Labor innovation spokesperson Ed Husic has indicated a Labor government would get an equity crowd funding regime up and running within 100 days of being elected.
Long mulled over by both Labor and Coalition goverments, a Coalition bill to enable equity crowd funding had passed the House of Representatives but stalled in the Senate before parliament was dissolved by Prime Minister Malcolm Turnbull triggering a double dissolution election.
The bill would have allowed publicly unlisted companies with annual turnover and gross assets of less than $5 million to raise up to $5 million per year from individuals in return for equity in the company. The maximum investment per individual was to have been $10,000 a year.
Mr Husic, who was speaking after a policy debate with Angus Taylor, the Coalition’s Assistant Minister for Cities and Digital Transformation, said that access to equity crowd funding should be less onerous than in the Coalition’s stalled bill.
“I don’t think we should force companies to go public early on, it’s hard to wind a public company back into private.” Mr Husic said.
“There’s a very arcane debate that we have to have these protections in place which I don’t think are genuine protections. We need to have the reporting requirements of people going for an equity crowd funding platform aligned to the expectations we would have for them going for a VC funding round,” he said.
As for how long it would take to get the legislation up, Mr Husic said: “It is an absolute no-brainer we could easily get this done in the first one hundred days.”
During the Innovationaus.com Innovation Policy Debate 2016 Mr Taylor said that when previously in government, Labor had plenty of opportunities to enable equity based crowd funding but had failed to do so.
Bu he also acknowledged his side of politics needed to widen crowd funding beyond just public unlisted companies, which require fairly costly and stringent procedures to set up.

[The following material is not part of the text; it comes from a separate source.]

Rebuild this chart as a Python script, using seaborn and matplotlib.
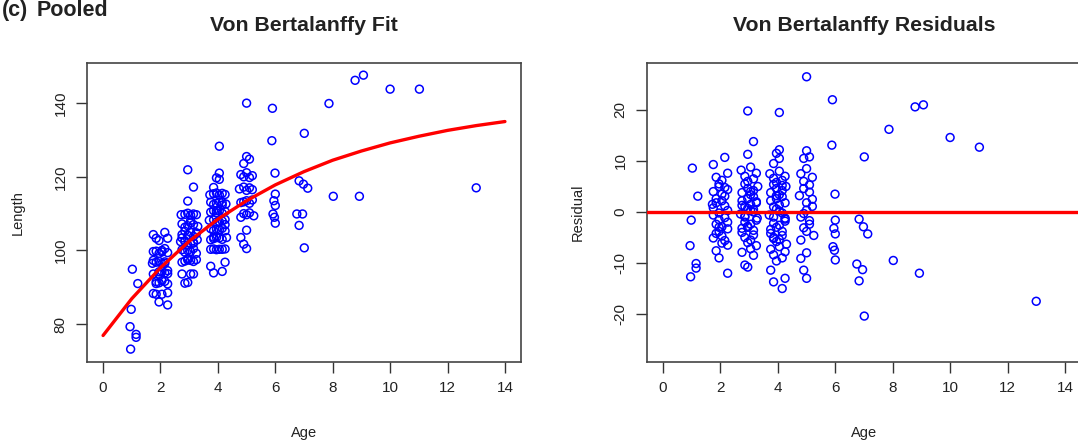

“We have made a start and we know we have to go further. We know we have to get to private companies, that’s next. The work is ongoing but we are absolutely committed,” Mr Taylor said.
Australian Venture Capital Association CEO Yasser El-Ansary said the whoever was in government after the election needed to speed up the legislative process.
“There’s not a great deal to do here, we need to get on with it. There’s a range of other policy initiatives that need to be progressed as well,” he said.
Australian Information Industry Association (AIIA) CEO Rob Fitzpatrick said the major parties should debate innovation policy more often.
“We should spar more, and we could spar a whole lot more. There are whole lot more questions we could debate,” he said.